The older generator was mothballed in 2012 and the operator, Alinta, decommissioned the other last year. Before doing so, Alinta wrote to the Weatherill government seeking government support to reinvest and extend its operations in order to provide “long-term certainty” and additional retail competition.
This was rejected. On the one had this is understandable — imagine the craziness of an electricity system that subsidises renewables in order to drive out carbon-based generation but then subsidises the carbon-based plants to remain operational for reliable back-up.
But that shows the dilemma politicians have created. No doubt Weatherill, if he had his chance over, would have tried to keep the coal generators going. Certainly most of his constituents might think so.
The electricity market is extremely complex and volatile. Hence this week South Australia began load shedding when demand was high even though one major gas generator at Pelican Point was not being pressed into service.
There will be claims of profit gouging from some but alternatively, consider if the operator, French giant Engie, fires up its plant and then the wind blows. It can be stuck with gas costs but no profit.
The core of the problem is straightforward. The RET system encourages wind investment but only undermines the business model of the baseload power needed for when the wind doesn’t blow. It is the cost and complication of the renewable energy that is superfluous, not the other way around — unless you kid yourself that lower emissions in SA can change the global climate. This is an exercise in destructive futility — tilting at windmills.
The serious complication for Malcolm Turnbull is that while Weatherill’s climate crusade is all his own doing and the political consequences for him ought to be dire, it has all occurred under a federal RET that has had bipartisan support.
It is classic case of our muddled federation where we have different levels of government acting at cross-purposes. Setting a national RET at less than 25 per cent doesn’t stop self-harming states using it to achieve their own unilateral targets of 50 per cent (Queensland is aiming for 50 per cent, Victoria 40 per cent and Western Australian Labor has been flirting with 50 per cent).
The states are responsible for their own foolhardiness.
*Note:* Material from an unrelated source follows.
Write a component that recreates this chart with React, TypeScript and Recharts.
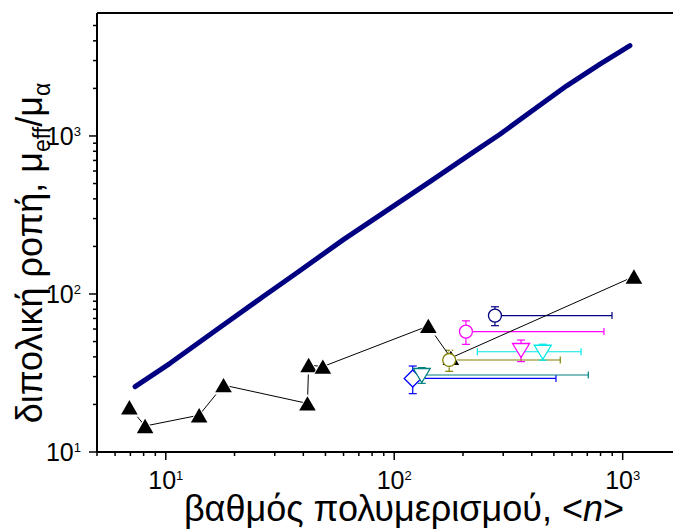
import { ScatterChart, Scatter, XAxis, YAxis, ErrorBar, Label } from 'recharts'

const FONT = '"Liberation Sans", Arial, sans-serif'

// theoretical curve
const curveN = [7.34, 10.44, 16.7, 26.7, 37.4, 59.9, 89.6, 148.3, 214.7, 290.4, 420.3, 568.7, 795.5, 1076]
const curveMu = [25.9, 36.4, 59.3, 96.4, 135.7, 220.8, 326.3, 531, 765, 1025, 1514, 2077, 2852, 3727]

// measured (black triangles)
const triN = [6.93, 8.12, 14.0, 17.9, 41.7, 42.2, 48.7, 141, 177, 1120]
const triMu = [19.2, 14.6, 17.1, 26.5, 20.3, 35.5, 34.7, 62.8, 39.4, 129]

// samples with error bars: ex = [low, high] in n, ey = ± in mu
const navyCircle = [{ n: 276, mu: 73, ex: [0, 622], ey: 10 }]
const magentaCircle = [{ n: 206, mu: 57.8, ex: [0, 622], ey: 9.8 }]
const oliveCircle = [{ n: 174, mu: 38.2, ex: [0, 359], ey: 5.8 }]
const blueDiamond = [{ n: 120.5, mu: 29.2, ex: [0, 390], ey: 5.8 }]
const tealTriangle = [{ n: 132, mu: 30.7, ex: [0, 575], ey: 3.5 }]
const magentaTriangle = [{ n: 359, mu: 44.2, ey: 6.9 }]
const cyanTriangle = [{ n: 447, mu: 43.1, ex: [216, 210], ey: 5 }]

const X_TICKS = [5, 6, 7, 8, 9, 10, 20, 30, 40, 50, 60, 70, 80, 90, 100, 200, 300, 400, 500, 600, 700, 800, 900, 1000]
const Y_TICKS = [10, 20, 30, 40, 50, 60, 70, 80, 90, 100, 200, 300, 400, 500, 600, 700, 800, 900, 1000, 2000, 3000, 4000, 5000]
const MAJOR = [10, 100, 1000]

const curve = curveN.map((n, i) => ({ n, mu: curveMu[i] }))
const triangles = triN.map((n, i) => ({ n, mu: triMu[i] }))

// native tick lines give the minor length (4px); majors get 4px more here
const XTick = (props: any) => {
  const { x, y, payload } = props
  if (!MAJOR.includes(payload.value)) return <g />
  return (
    <g>
      <line x1={x} x2={x} y1={y} y2={y + 4} stroke="#000" strokeWidth={1.5} />
      <text x={x} y={y + 33} textAnchor="middle" fontSize={25} fontFamily={FONT} fill="#000">
        10
        <tspan fontSize={13} dy={-9}>
          {Math.round(Math.log10(payload.value))}
        </tspan>
      </text>
    </g>
  )
}

const YTick = (props: any) => {
  const { x, y, payload } = props
  if (!MAJOR.includes(payload.value)) return <g />
  return (
    <g>
      <line x1={x} x2={x - 4} y1={y} y2={y} stroke="#000" strokeWidth={1.5} />
      <text x={x - 12} y={y + 9} textAnchor="end" fontSize={25} fontFamily={FONT} fill="#000">
        10
        <tspan fontSize={13} dy={-9}>
          {Math.round(Math.log10(payload.value))}
        </tspan>
      </text>
    </g>
  )
}

const XTitle = () => (
  <text x={396} y={513} textAnchor="middle" fontSize={36} fontFamily={FONT} fill="#000">
    βαθμός πολυμερισμού, &lt;<tspan fontStyle="italic">n</tspan>&gt;
  </text>
)

const YTitle = () => (
  <text
    x={34}
    y={245}
    transform="rotate(-90 34 245)"
    textAnchor="middle"
    fontSize={36}
    fontFamily={FONT}
    fill="#000"
  >
    διπολική ροπή, μ
    <tspan fontSize={23} dy={8}>eff</tspan>
    <tspan dy={-8}>/μ</tspan>
    <tspan fontSize={23} dy={8}>α</tspan>
  </text>
)

const blackTriangle = (p: any) => {
  const { cx, cy } = p
  const pts = (w: number, h: number) => `${cx - w},${cy + h} ${cx + w},${cy + h} ${cx},${cy - h}`
  return (
    <g>
      <polygon points={pts(10.5, 9.5)} fill="#fff" />
      <polygon points={pts(8.3, 7.2)} fill="#000" />
    </g>
  )
}

const hollow = (kind: string, color: string) => (p: any) => {
  const { cx, cy } = p
  if (kind === 'circle')
    return <circle cx={cx} cy={cy} r={6.5} fill="#fff" stroke={color} strokeWidth={1.3} />
  if (kind === 'diamond')
    return (
      <polygon
        points={`${cx},${cy - 8.5} ${cx + 8.5},${cy} ${cx},${cy + 8.5} ${cx - 8.5},${cy}`}
        fill="#fff"
        stroke={color}
        strokeWidth={1.3}
      />
    )
  return (
    <polygon
      points={`${cx - 8.5},${cy - 6.5} ${cx + 8.5},${cy - 6.5} ${cx},${cy + 7.5}`}
      fill="#fff"
      stroke={color}
      strokeWidth={1.3}
    />
  )
}

const samples = [
  { key: 'navyC', data: navyCircle, color: '#000080', kind: 'circle' },
  { key: 'magC', data: magentaCircle, color: '#ff00ff', kind: 'circle' },
  { key: 'magT', data: magentaTriangle, color: '#ff00ff', kind: 'down' },
  { key: 'oliveC', data: oliveCircle, color: '#808000', kind: 'circle' },
  { key: 'cyanT', data: cyanTriangle, color: '#00e8e8', kind: 'down' },
  { key: 'blueD', data: blueDiamond, color: '#0000ff', kind: 'diamond' },
  { key: 'tealT', data: tealTriangle, color: '#008080', kind: 'down' },
]

const axisLine = { stroke: '#000', strokeWidth: 2 }
const tickLine = { stroke: '#000', strokeWidth: 1.5 }

export default function App() {
  return (
    <div style={{ fontFamily: FONT }}>
      <ScatterChart width={673} height={524} margin={{ top: 5, right: 0, bottom: 0, left: 0 }}>
        <XAxis
          xAxisId="top"
          orientation="top"
          type="number"
          scale="log"
          domain={[5, 1800]}
          allowDataOverflow
          ticks={X_TICKS}
          interval={0}
          height={1}
          mirror
          tick={false}
          tickSize={3}
          tickLine={{ stroke: '#000', strokeWidth: 1 }}
          axisLine={axisLine}
        />
        <XAxis
          dataKey="n"
          type="number"
          scale="log"
          domain={[5, 1800]}
          allowDataOverflow
          ticks={X_TICKS}
          interval={0}
          height={80}
          tick={<XTick />}
          tickLine={tickLine}
          tickSize={4}
          tickMargin={0}
          axisLine={axisLine}
        >
          <Label content={<XTitle />} />
        </XAxis>
        <YAxis
          dataKey="mu"
          type="number"
          scale="log"
          domain={[10, 6000]}
          allowDataOverflow
          ticks={Y_TICKS}
          interval={0}
          width={89}
          tick={<YTick />}
          tickLine={tickLine}
          tickSize={4}
          tickMargin={0}
          axisLine={axisLine}
        >
          <Label content={<YTitle />} />
        </YAxis>
        <Scatter
          data={curve}
          line={{ stroke: '#000080', strokeWidth: 5, strokeLinecap: 'round', strokeLinejoin: 'round' }}
          lineType="joint"
          shape={() => <g />}
          isAnimationActive={false}
        />
        <Scatter
          data={triangles}
          line={{ stroke: '#000', strokeWidth: 1 }}
          lineType="joint"
          shape={blackTriangle}
          isAnimationActive={false}
        />
        {samples.map((s) => (
          <Scatter key={s.key} data={s.data} shape={hollow(s.kind, s.color)} isAnimationActive={false}>
            {'ex' in s.data[0] && (
              <ErrorBar dataKey="ex" direction="x" width={3.5} stroke={s.color} strokeWidth={1.2} />
            )}
            <ErrorBar dataKey="ey" direction="y" width={4} stroke={s.color} strokeWidth={1.2} />
          </Scatter>
        ))}
      </ScatterChart>
    </div>
  )
}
And the Turnbull government’s RET ambitions seem eminently responsible compared to Bill Shorten’s shapeless and uncosted plan to more than double the RET to 50 per cent by 2030.
Yet Turnbull and his Environment and Energy Minister, Josh Frydenberg, need to deal with the reality that the current chaos is occurring under a RET to which they subscribe.
Remedial action is urgently needed to turn their political ascendancy on energy policy into a practical prescription.